For the purposes of this work, I rely on three historical periods: Trinity’s foundation, Trinity and the long eighteenth century, and finally, Trinity in the twentieth century. In the first chapter, I examine Trinity College’s founding goals of simultaneously assimilating Gaelic Irish and ensuring that the New English remain within Ireland. Chapter Two focuses on the period of globalization and revolution of the long eighteenth century. I explore the methods by which Trinity College and its scholars challenged and modified revolutionary ideas within the Irish context. And, finally, in Chapter Three, I show how Trinity College administration and scholars manipulated and mobilized Trinity’s history to defend their place as a settler colonial institution within the new Irish Free State. These three periods provide a means of understanding the framework of settler colonialism within Ireland and its outcomes in the formation of the “Anglo- Irish.” I rely on the work of Trinity College scholars and administration, legislation within Ireland, and documentation of Trinity College’s history.

Trinity College’s interactions throughout its history provide a glimpse of the Irish colonial tension.
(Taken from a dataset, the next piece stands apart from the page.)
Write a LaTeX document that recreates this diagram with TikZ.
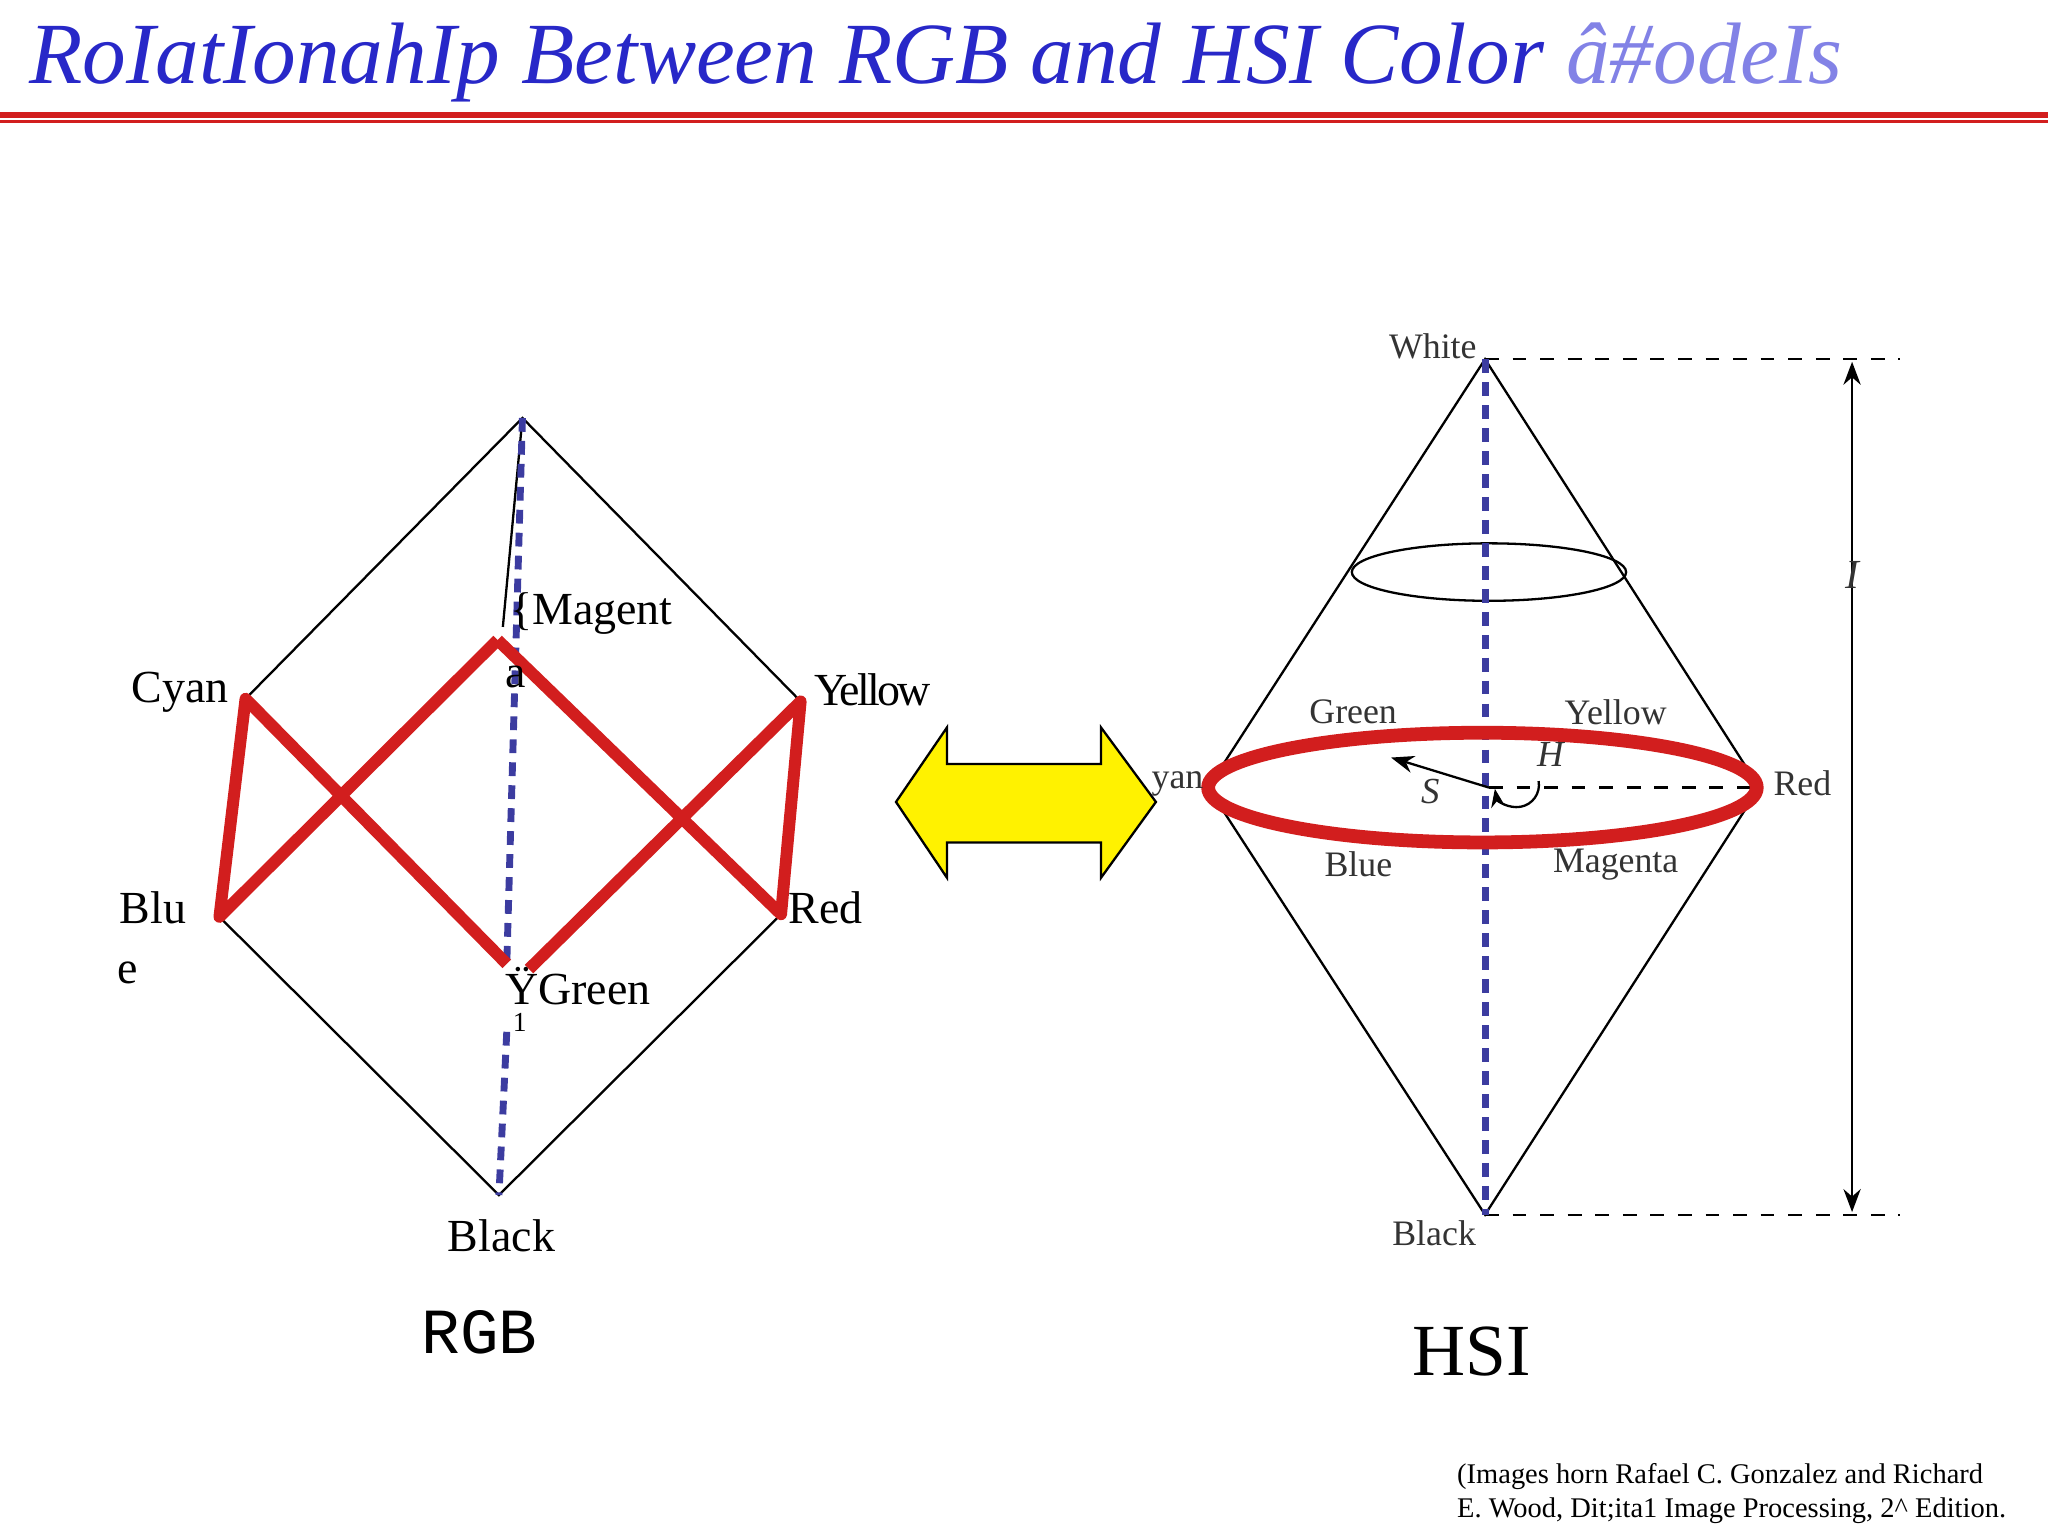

Settler colonialism requires institutions that we may not think of as colonial, like universities. Yet such institutions and the people within them often operate as distinct and even oppositional agents. This work helps to provide a means of assessing and reexamining the institutional and intellectual role within the framework of settler colonialism within Ireland. Doing so becomes critical, especially as many of these institutions now must reckon with their legacies in the postcolonial world.